(Directions for this task): Report each line of the data that includes the word "diagram".

** start Recorded information **

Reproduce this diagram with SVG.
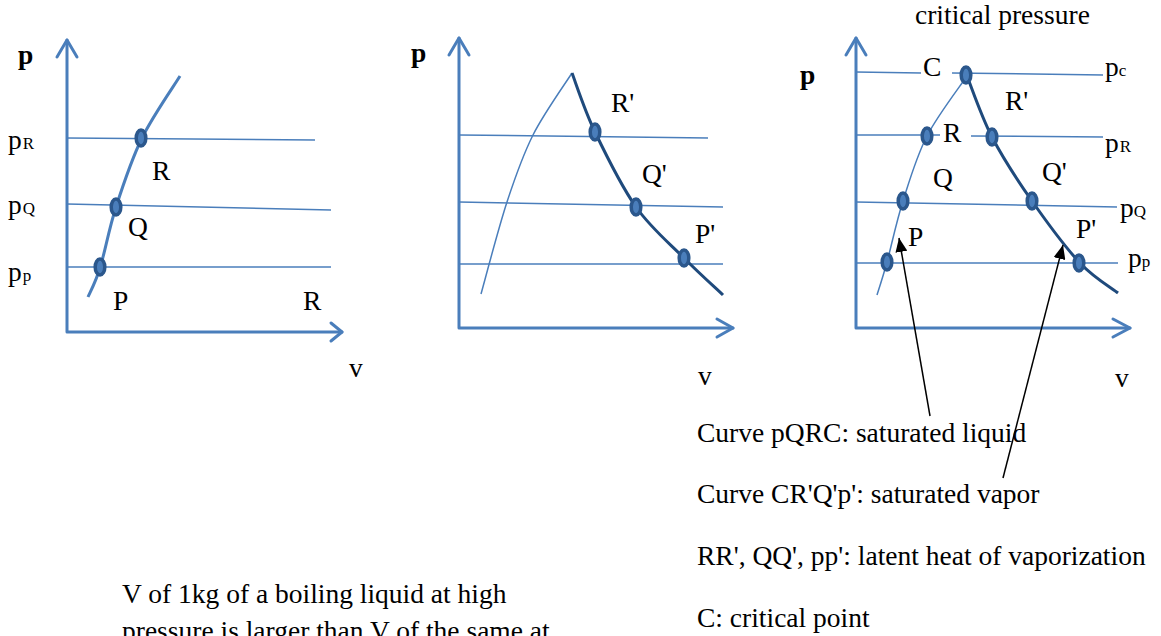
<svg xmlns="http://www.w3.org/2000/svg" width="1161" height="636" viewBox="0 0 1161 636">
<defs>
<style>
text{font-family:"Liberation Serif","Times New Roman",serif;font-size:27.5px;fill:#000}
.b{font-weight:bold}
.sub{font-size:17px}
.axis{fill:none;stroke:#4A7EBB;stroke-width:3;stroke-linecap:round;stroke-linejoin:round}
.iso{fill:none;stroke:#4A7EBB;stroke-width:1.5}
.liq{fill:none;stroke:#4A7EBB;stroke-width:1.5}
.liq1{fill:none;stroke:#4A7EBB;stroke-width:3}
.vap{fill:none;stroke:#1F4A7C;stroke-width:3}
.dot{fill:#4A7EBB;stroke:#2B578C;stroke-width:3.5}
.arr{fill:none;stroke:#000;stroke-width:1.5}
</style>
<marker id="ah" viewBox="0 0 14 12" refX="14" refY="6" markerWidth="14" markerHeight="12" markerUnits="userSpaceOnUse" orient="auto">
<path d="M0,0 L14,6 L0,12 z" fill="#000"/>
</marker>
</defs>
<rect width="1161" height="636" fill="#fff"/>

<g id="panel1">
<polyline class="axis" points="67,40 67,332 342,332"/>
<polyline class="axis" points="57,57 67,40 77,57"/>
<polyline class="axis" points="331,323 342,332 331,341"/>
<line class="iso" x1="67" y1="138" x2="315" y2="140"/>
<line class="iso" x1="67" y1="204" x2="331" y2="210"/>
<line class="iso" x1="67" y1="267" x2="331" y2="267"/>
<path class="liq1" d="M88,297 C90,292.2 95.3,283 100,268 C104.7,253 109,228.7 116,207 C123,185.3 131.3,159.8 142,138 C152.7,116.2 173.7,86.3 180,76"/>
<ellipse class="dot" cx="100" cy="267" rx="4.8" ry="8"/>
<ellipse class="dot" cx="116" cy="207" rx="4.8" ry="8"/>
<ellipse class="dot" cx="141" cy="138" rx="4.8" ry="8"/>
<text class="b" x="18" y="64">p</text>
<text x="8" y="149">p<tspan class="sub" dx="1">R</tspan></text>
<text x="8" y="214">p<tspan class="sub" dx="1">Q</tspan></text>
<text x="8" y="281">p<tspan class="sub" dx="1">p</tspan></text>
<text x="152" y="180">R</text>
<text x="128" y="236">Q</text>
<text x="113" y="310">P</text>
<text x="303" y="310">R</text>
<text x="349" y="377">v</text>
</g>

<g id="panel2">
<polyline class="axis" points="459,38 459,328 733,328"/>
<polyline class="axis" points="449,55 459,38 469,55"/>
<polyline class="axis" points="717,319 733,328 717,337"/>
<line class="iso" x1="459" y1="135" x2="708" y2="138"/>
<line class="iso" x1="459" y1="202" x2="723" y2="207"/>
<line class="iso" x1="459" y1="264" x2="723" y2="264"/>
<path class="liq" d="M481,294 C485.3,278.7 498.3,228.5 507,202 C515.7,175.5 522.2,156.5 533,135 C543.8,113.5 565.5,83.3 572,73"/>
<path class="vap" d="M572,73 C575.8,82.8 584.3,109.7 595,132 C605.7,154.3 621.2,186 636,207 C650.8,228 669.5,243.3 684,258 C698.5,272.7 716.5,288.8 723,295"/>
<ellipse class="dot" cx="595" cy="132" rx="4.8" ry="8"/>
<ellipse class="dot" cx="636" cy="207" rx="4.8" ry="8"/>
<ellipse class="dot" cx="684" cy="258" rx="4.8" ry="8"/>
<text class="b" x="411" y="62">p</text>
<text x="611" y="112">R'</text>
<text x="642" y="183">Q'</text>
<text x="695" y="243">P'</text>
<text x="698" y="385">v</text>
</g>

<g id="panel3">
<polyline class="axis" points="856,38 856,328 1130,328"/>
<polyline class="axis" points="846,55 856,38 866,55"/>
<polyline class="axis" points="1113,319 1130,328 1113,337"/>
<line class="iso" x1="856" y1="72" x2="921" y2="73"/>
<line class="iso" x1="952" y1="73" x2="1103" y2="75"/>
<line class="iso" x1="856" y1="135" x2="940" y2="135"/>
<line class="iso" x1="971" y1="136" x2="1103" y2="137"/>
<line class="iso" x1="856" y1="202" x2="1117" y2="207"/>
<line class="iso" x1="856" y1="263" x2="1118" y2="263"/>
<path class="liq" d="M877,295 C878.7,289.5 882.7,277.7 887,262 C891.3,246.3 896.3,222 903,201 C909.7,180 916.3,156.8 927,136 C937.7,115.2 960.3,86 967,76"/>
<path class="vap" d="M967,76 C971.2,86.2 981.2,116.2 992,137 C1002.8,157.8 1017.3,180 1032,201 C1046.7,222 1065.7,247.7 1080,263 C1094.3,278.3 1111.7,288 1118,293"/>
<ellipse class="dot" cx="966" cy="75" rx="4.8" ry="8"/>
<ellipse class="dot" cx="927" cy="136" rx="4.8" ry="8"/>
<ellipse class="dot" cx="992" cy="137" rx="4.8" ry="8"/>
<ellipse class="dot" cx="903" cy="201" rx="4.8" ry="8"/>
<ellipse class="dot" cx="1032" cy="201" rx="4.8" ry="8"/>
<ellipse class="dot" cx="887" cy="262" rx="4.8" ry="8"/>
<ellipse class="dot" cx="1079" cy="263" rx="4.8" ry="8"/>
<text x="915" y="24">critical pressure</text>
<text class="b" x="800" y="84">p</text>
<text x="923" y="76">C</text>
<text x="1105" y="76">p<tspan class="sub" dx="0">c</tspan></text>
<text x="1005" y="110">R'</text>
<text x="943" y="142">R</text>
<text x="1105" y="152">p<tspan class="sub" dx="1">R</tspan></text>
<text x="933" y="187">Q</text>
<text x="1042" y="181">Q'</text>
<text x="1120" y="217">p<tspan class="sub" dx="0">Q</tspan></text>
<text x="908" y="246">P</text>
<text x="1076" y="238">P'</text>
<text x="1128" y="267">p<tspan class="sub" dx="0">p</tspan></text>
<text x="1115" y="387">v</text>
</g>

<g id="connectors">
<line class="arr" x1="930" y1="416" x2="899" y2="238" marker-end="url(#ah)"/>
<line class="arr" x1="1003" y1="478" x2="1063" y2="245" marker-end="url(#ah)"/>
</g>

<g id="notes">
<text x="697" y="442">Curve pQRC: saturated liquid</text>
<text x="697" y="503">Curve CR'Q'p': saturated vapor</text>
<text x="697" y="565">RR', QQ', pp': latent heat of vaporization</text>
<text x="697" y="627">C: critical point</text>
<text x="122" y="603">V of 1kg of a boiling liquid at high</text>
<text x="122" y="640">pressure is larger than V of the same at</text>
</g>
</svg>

** end Recorded information **
** start Recorded information **

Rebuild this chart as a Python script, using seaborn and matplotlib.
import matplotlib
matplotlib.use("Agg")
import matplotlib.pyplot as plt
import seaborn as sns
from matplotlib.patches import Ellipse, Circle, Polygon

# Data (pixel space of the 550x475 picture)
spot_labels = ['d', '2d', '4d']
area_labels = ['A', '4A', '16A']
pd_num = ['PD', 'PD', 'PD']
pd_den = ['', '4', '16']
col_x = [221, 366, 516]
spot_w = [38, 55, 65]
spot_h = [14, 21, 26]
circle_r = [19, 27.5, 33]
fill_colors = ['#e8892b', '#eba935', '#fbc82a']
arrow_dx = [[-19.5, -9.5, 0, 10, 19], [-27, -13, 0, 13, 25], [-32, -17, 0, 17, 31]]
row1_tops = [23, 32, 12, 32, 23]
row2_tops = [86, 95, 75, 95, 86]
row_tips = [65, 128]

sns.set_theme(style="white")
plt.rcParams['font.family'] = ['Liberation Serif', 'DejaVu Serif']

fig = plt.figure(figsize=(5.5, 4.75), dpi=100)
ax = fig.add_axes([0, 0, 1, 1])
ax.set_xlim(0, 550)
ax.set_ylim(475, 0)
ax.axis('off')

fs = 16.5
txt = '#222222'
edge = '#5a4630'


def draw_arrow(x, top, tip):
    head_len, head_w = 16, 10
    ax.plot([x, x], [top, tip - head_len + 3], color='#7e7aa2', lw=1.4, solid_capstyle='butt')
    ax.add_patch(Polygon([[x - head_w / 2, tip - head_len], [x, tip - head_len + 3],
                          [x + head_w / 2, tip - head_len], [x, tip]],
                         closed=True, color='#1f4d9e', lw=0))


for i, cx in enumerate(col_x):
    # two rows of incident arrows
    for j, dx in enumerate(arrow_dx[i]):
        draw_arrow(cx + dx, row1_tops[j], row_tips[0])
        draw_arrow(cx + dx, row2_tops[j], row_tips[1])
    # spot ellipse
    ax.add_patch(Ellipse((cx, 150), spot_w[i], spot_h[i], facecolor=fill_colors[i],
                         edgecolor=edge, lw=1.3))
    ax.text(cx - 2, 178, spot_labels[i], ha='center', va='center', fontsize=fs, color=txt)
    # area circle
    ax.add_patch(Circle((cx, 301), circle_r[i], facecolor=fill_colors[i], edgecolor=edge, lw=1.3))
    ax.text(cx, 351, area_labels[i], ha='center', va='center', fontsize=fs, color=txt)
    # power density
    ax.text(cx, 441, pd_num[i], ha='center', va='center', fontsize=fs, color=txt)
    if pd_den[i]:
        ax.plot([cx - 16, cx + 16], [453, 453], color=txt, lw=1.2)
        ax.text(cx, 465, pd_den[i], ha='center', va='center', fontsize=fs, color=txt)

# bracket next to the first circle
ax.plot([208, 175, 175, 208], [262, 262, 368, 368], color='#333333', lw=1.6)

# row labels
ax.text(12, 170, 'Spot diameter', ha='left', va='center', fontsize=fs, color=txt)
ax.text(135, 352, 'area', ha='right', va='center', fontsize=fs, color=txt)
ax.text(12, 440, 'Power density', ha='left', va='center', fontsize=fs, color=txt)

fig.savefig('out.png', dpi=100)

** end Recorded information **

(Expected answer):
Reproduce this diagram with SVG.

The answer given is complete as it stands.